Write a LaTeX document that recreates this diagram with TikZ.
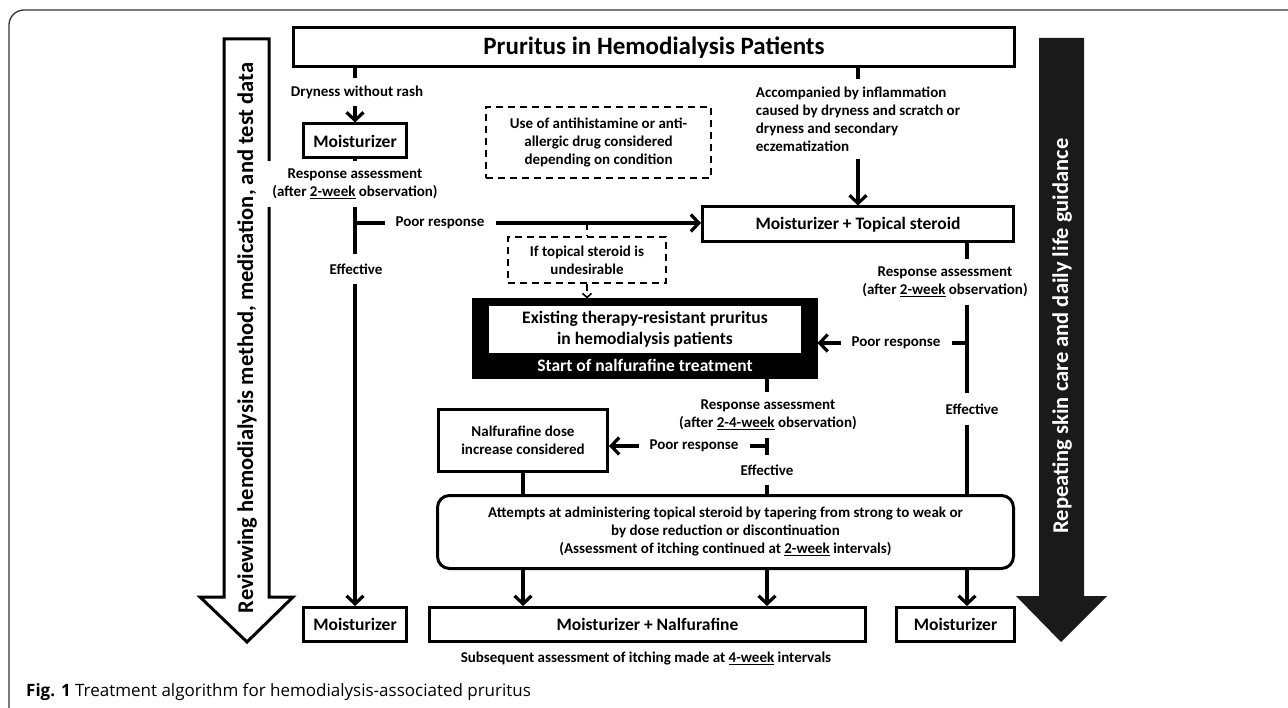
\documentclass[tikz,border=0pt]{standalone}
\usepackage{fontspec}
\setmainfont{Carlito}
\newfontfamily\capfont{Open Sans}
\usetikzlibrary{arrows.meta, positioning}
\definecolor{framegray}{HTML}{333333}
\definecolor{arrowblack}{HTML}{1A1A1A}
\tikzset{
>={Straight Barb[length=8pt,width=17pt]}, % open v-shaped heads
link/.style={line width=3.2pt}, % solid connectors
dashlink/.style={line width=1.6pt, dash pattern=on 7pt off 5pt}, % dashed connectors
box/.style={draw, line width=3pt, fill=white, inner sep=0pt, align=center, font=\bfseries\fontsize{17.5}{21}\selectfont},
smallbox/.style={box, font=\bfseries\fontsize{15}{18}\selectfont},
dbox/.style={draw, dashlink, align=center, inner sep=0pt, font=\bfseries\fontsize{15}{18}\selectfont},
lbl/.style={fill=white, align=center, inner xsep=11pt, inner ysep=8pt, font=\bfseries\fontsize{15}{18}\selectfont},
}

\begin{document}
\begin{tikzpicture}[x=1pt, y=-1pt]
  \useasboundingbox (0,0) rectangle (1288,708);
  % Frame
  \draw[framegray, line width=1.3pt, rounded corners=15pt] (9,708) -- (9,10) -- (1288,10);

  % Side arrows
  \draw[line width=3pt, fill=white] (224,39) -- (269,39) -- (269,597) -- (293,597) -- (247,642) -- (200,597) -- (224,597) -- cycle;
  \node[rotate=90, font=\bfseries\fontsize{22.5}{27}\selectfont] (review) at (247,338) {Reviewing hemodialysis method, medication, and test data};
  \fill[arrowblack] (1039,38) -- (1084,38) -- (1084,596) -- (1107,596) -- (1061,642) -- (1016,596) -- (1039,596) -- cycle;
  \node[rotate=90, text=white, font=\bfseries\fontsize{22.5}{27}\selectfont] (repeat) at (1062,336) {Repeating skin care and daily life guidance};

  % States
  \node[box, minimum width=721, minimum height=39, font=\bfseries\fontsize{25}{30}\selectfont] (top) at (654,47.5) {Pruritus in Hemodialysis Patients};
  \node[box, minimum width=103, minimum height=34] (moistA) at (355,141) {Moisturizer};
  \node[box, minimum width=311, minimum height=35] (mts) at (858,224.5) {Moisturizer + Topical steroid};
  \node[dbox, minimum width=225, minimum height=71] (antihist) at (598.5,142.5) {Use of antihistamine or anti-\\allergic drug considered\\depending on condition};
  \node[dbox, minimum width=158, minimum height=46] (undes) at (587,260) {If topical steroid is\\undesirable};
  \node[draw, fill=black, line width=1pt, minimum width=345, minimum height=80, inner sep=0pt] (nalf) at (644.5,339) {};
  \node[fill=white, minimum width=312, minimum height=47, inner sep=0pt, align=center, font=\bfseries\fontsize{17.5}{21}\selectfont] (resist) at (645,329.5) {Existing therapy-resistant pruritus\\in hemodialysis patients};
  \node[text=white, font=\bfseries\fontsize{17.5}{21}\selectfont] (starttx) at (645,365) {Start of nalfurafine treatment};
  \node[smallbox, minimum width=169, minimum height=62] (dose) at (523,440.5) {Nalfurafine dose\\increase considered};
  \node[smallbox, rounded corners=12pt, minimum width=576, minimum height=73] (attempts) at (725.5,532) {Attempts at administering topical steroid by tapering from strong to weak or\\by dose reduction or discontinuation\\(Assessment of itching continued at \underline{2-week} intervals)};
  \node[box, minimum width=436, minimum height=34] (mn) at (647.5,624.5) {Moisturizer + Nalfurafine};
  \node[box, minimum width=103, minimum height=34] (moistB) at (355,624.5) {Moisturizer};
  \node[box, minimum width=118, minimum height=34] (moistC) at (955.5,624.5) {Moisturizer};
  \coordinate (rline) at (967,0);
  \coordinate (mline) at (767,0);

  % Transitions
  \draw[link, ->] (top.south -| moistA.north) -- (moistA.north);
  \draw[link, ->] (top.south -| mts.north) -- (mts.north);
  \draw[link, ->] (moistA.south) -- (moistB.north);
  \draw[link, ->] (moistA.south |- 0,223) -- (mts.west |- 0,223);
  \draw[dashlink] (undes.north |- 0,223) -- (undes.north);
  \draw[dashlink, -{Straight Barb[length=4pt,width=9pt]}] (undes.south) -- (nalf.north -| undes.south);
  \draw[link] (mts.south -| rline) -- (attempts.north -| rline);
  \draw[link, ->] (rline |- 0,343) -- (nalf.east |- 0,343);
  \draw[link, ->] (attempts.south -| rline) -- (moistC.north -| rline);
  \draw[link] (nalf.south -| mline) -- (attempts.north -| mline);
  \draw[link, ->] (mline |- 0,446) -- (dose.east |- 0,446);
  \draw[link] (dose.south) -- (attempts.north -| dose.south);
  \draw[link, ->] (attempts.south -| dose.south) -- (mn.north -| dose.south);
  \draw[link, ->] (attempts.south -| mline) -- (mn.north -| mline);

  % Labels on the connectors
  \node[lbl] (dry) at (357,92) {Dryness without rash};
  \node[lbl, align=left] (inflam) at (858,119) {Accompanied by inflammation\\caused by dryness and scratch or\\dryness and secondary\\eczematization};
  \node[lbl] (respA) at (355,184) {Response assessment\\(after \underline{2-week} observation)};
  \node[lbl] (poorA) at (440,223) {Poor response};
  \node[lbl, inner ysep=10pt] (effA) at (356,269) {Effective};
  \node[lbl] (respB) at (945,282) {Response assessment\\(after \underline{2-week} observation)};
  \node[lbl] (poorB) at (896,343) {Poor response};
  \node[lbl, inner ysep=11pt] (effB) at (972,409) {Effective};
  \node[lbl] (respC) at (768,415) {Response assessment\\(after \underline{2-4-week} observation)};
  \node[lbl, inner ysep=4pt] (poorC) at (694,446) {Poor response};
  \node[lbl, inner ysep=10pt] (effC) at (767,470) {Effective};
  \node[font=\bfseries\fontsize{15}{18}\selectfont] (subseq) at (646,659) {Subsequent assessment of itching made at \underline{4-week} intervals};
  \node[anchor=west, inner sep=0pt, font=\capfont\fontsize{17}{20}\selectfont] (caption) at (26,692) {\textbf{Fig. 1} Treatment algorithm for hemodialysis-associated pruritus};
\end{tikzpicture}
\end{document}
━━━━━━━━━━━━━━━━
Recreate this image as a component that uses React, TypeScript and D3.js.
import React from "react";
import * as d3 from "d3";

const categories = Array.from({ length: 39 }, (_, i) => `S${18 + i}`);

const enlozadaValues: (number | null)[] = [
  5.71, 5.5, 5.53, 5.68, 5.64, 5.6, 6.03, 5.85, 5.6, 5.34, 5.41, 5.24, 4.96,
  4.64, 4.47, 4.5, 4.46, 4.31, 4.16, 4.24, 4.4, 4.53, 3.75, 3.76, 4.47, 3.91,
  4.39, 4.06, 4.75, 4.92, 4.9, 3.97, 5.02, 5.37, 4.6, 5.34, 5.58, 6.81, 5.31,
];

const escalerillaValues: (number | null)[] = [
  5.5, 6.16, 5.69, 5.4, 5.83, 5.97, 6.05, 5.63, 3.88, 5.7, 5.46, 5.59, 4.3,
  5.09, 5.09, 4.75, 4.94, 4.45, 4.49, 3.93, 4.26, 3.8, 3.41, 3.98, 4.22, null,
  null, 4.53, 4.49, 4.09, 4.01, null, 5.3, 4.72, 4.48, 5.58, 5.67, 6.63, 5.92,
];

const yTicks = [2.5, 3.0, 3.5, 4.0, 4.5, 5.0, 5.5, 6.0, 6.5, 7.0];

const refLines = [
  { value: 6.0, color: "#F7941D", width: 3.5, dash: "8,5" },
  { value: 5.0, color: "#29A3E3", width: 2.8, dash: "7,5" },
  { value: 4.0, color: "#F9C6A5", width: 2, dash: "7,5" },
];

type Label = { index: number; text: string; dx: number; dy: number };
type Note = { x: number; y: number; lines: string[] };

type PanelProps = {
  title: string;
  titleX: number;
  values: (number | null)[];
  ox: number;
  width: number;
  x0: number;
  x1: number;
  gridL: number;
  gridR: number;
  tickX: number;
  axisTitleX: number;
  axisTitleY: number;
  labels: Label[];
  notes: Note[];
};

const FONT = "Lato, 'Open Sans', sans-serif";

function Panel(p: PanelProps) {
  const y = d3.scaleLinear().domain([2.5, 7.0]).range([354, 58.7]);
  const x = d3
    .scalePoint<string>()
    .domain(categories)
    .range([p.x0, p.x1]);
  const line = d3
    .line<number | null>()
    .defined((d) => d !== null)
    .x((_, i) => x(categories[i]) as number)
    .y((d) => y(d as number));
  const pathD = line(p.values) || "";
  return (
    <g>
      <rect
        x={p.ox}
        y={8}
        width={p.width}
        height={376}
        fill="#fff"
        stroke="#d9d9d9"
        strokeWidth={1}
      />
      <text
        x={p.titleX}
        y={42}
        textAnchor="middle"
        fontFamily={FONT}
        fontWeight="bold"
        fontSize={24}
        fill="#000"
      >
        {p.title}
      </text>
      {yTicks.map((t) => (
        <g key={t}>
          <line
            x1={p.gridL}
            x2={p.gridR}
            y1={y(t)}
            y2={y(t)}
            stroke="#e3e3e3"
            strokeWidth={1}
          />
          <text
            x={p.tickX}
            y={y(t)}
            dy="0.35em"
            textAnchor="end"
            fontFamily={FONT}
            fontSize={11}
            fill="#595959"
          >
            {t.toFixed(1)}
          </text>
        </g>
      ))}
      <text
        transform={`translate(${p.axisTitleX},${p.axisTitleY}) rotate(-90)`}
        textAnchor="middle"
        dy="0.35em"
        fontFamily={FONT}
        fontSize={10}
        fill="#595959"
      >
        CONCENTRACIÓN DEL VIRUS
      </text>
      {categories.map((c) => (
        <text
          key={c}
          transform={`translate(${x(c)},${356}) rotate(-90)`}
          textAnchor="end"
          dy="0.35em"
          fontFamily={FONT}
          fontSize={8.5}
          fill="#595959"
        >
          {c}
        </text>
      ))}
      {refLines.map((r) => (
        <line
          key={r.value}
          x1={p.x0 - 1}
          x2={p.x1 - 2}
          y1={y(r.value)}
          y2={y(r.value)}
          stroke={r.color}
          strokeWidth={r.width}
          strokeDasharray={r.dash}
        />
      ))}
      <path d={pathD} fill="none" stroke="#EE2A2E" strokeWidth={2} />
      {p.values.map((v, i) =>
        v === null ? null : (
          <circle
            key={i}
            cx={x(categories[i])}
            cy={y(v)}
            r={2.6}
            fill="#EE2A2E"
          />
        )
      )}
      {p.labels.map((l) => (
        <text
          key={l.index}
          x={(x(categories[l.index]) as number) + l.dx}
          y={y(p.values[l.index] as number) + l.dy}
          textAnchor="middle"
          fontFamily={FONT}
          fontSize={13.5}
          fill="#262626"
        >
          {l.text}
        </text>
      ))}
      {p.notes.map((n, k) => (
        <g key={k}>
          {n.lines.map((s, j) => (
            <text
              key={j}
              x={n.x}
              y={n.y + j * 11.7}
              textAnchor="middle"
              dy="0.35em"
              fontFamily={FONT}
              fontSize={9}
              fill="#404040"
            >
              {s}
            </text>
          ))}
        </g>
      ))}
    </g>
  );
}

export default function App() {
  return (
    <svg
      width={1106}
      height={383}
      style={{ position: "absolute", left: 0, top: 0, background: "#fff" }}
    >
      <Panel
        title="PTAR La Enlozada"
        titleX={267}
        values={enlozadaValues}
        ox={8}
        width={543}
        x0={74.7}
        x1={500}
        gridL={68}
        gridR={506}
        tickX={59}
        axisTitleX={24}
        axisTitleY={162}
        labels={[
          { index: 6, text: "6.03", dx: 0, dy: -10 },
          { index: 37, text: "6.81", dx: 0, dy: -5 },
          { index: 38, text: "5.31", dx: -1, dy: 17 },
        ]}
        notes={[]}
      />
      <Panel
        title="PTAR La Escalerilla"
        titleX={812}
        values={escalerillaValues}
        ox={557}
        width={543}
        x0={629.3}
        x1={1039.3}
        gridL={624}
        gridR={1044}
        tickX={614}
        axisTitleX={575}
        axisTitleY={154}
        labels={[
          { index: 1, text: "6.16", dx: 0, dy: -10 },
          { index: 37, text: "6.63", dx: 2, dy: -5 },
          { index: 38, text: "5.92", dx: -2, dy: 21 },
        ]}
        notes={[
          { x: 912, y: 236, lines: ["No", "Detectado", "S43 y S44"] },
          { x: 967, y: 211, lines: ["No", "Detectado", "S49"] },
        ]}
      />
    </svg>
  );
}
━━━━━━━━━━━━━━━━
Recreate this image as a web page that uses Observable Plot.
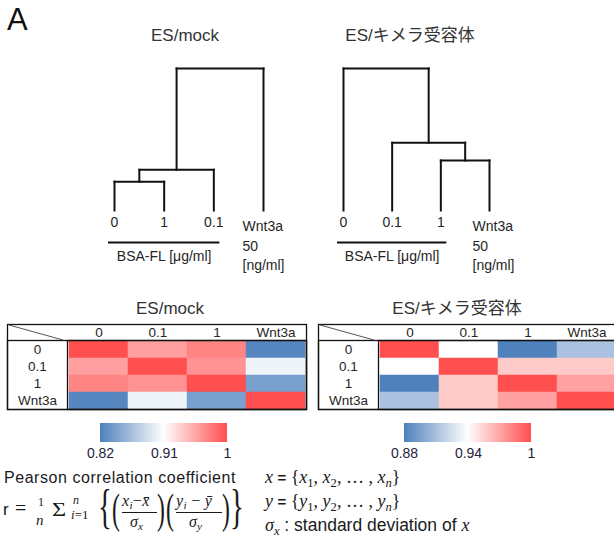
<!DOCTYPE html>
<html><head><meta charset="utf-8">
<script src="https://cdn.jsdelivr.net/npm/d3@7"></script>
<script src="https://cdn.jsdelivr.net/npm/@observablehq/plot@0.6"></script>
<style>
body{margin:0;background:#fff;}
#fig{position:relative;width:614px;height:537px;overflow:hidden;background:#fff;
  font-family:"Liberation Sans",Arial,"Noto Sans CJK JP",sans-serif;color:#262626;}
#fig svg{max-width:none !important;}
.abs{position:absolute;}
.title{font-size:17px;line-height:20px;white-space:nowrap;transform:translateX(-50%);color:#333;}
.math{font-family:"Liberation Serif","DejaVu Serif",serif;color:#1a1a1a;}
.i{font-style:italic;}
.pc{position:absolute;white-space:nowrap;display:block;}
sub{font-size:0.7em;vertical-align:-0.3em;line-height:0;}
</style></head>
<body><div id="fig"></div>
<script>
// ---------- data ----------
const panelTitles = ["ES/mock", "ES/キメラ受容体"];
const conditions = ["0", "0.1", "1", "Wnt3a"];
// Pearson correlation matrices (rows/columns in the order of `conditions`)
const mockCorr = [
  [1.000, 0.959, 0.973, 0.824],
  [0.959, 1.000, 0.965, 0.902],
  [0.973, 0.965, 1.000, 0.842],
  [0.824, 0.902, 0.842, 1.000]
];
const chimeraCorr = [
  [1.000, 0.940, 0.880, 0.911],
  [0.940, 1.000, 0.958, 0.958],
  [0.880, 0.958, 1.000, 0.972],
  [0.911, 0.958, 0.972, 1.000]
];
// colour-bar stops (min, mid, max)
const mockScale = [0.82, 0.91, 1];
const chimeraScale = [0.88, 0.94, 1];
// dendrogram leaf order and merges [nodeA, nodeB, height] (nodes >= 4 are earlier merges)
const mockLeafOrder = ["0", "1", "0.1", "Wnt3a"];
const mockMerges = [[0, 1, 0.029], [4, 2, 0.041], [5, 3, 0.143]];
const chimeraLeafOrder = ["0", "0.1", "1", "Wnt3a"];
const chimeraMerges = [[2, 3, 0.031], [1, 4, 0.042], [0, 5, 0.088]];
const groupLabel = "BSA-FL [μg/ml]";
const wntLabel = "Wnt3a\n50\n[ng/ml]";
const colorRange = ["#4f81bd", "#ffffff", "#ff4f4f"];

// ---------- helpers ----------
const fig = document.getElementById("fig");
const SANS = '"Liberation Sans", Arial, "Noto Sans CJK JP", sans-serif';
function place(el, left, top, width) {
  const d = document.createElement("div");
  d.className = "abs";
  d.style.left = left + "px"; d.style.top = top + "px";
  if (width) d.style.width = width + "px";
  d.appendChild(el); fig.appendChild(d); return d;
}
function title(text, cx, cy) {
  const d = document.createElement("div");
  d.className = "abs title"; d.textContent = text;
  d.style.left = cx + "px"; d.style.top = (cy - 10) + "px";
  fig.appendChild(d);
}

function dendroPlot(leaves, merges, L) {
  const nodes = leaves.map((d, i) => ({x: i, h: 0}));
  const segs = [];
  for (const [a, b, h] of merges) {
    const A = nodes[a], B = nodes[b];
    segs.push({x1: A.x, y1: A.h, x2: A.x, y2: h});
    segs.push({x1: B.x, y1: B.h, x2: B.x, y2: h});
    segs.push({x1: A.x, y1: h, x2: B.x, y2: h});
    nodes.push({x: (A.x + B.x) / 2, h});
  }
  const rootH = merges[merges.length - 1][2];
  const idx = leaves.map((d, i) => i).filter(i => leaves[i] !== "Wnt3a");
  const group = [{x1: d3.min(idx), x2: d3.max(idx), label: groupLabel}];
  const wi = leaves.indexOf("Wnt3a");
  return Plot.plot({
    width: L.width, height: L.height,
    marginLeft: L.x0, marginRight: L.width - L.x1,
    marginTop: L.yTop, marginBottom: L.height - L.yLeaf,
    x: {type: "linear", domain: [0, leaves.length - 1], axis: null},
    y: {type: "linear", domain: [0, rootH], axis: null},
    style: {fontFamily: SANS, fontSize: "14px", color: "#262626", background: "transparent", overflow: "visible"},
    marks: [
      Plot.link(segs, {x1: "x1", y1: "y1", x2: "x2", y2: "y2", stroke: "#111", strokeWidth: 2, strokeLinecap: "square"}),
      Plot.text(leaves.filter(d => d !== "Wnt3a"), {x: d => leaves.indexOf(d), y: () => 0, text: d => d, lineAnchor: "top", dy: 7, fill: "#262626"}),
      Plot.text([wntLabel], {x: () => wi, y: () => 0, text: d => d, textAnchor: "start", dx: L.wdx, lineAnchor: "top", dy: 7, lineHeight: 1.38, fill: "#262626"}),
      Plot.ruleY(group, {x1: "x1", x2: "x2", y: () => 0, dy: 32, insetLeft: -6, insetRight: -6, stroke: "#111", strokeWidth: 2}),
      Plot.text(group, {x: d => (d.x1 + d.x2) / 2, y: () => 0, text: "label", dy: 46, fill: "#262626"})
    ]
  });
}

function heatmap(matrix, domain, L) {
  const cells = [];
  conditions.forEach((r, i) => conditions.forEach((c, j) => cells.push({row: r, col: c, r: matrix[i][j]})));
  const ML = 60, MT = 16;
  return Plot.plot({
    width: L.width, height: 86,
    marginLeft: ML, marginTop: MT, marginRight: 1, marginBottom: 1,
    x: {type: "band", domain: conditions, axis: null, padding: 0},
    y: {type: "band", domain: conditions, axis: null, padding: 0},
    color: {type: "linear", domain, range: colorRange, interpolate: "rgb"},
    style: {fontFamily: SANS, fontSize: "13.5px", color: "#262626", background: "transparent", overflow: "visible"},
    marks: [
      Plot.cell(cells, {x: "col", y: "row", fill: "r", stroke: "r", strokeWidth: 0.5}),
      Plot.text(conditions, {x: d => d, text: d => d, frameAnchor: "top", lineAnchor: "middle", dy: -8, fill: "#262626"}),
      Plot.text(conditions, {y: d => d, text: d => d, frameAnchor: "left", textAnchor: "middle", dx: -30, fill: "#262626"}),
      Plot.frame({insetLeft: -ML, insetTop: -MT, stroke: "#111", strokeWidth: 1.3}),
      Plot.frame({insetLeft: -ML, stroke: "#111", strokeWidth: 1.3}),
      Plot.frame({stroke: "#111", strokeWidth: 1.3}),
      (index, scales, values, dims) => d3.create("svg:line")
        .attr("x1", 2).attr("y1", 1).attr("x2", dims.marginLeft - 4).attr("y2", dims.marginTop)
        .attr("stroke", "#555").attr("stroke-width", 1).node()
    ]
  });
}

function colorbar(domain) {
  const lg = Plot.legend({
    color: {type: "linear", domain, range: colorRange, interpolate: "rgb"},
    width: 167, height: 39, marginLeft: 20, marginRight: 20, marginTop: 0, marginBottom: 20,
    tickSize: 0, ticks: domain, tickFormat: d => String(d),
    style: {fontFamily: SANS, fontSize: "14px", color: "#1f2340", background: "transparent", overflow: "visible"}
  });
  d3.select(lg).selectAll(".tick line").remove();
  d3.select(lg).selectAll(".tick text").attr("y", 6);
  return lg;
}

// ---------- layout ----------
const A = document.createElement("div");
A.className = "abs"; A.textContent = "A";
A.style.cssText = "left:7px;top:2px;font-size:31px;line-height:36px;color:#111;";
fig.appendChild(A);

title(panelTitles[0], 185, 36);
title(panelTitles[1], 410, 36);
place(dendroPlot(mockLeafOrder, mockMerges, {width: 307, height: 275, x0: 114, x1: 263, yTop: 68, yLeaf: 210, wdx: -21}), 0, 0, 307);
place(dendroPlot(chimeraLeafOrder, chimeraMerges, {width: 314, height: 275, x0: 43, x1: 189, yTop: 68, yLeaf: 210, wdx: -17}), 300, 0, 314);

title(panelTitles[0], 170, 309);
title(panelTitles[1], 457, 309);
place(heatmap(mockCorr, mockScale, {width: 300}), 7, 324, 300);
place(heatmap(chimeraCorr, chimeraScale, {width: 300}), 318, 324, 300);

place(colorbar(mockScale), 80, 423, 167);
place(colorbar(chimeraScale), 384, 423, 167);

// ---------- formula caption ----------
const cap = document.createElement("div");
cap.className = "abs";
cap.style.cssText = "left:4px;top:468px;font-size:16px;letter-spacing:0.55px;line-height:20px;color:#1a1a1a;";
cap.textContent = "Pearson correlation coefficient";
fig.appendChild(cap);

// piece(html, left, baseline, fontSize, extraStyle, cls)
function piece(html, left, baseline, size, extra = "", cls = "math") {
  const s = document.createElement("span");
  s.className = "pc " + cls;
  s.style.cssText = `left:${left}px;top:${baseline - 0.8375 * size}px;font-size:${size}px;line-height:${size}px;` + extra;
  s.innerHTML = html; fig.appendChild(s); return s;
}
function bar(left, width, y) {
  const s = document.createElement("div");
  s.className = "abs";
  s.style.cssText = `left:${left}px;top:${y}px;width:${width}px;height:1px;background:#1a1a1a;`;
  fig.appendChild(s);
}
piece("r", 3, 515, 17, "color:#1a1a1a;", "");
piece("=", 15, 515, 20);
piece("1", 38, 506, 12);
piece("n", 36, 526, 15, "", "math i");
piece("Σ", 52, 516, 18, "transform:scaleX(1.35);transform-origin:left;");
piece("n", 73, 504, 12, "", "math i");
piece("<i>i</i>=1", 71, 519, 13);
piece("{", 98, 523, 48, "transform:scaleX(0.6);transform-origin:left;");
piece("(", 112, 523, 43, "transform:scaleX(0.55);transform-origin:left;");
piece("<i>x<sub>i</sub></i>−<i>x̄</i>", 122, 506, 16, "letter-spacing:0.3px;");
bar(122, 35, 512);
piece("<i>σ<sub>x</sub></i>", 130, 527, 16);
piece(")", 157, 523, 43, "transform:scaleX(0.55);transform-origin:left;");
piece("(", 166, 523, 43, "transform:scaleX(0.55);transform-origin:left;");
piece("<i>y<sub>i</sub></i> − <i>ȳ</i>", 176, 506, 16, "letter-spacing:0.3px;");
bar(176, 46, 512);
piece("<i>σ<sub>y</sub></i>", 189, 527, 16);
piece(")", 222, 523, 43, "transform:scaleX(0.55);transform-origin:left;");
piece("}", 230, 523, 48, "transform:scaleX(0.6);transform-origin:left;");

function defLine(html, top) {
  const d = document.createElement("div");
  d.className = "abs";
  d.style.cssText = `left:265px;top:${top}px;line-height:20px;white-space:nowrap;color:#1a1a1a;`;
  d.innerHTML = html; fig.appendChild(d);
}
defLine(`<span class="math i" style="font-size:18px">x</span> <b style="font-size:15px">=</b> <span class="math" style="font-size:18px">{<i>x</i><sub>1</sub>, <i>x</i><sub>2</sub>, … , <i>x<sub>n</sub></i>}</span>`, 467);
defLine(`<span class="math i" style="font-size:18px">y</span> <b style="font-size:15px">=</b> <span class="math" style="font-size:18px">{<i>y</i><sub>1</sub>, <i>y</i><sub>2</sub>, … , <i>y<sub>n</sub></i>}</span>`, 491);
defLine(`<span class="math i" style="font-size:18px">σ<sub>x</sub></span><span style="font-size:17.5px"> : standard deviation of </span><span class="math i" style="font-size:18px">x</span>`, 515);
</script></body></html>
━━━━━━━━━━━━━━━━
What to work on: Note every line above where the string "that" shows up, and copy those lines.

Final result:
Write a LaTeX document that recreates this diagram with TikZ.
Recreate this image as a component that uses React, TypeScript and D3.js.
Recreate this image as a web page that uses Observable Plot.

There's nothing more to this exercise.